All Book Summaries
For Ankur Warikoo, success was never a linear journey. It was a winding road paved with rejection, self-doubt, and hard-won lessons. Once a people-pleasing 20-something chasing society’s benchmarks, he now sees success as a deeply personal dialogue between ambition and authenticity—a conversation shaped not by trophies, but by scars.
Success Is Personal (And So Are the Stumbles)
Warikoo’s relationship with success began as a series of borrowed scripts. Like many, he chased prestigious degrees, high-paying jobs, and external validation. But repeated failures—rejections from IITs, dropped-out PhD programs, and startup collapses—forced him to rewrite the rules. “Failure wasn’t the opposite of success,” he reflects. “It was the mentor I never knew I needed.”
Through setbacks, he learned to measure success in micro-victories: outdoing his own expectations, choosing curiosity over comfort, and finding joy in incremental progress. “Breaking your limits without expecting to,” he says, “reveals how much more you’re capable of.”
The Unsexy Truth: Grit Over Glamour
Warikoo’s career defies the myth of overnight success. From failed ventures like his food startup to the collapse of nearbuy, he discovered that persistence isn’t about grand gestures—it’s about showing up, even when the path feels futile. “Mastery is a slow-burn series,” he quips, comparing growth to a Netflix drama that only gets good after a tedious first season.
For him, authenticity became the anchor. Early attempts at content creation felt hollow until he embraced his unfiltered voice. “Consistency + authenticity isn’t a strategy,” he insists. “It’s survival. People connect with realness, not personas.”
A Curriculum of Mistakes: Lessons From His 20s and 30s
In His 20s: Warikoo chased prestige—MBAs, consulting jobs, and “cool” books—while judging others for their life choices. He now cringes at his younger self’s naivety. “I confused being ‘good’ at something with happiness,” he admits.
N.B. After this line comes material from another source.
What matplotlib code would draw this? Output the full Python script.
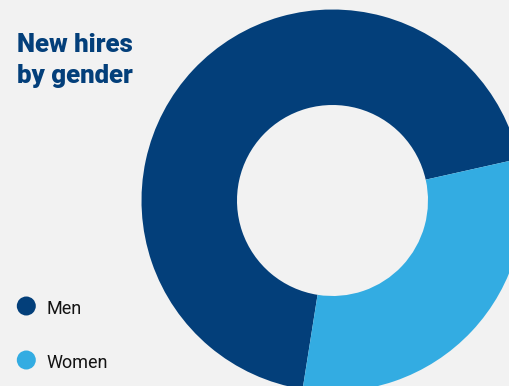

His wake-up call? Realizing that money buys freedom, not fulfillment, and that self-worth crumbles when tied to others’ opinions.
In His 30s: Success morphed into a different trap. As an entrepreneur, he prioritized scaling startups over family, equated leadership with control, and tied his identity to investor validation. Layoffs, financial turmoil, and a son who drew him holding a phone forced a reckoning. “Time is the only non-renewable resource,” he says. “Everything else can wait—except the people who matter.”
The Failure Résumé: Scars as Credentials
At 41, Warikoo wears his failures like medals:
Rejection from IITs taught resilience.
A dropped PhD freed him to pivot.
Startup implosions exposed the cost of misplaced priorities.
Maxed credit cards redefined “wealth” as freedom, not luxury.
His lowest moment? Selling his wife’s gold bangles to buy his son a birthday gift. “Those scars,” he says, “are proof I kept fighting, even when I lost.”
The Journey > The Destination
Today, Warikoo rejects society’s obsession with endpoints. “Life happens in the messy middle,” he argues. Success, for him, is no longer about awards or exits—it’s the freedom to live unapologetically, guided by self-awareness over others’ expectations.
Quoting Jim Carrey, he adds, “I wish everyone could get rich and famous so they’d see that’s not the answer.” His own version? “Regret is heavier than failure. Start today, even if you stumble.”
Redefining the Rules
Warikoo’s story isn’t a blueprint—it’s a permission slip. He urges others to:
Rewrite their definitions of success (“Your rules, not the world’s”).
Embrace multiple identities (“Why be one person when you can be ten?”).
Treat mentors like Subway sandwiches (“Customize them for every life chapter”).
Let actions speak (“Luck favors those who make things happen”).
His mantra? “What you become through the process matters more than the outcome.”
PS: “Scars tell truer stories than résumés,” Warikoo often says. “They’re proof you lived, fought, and grew. Wear them proudly.”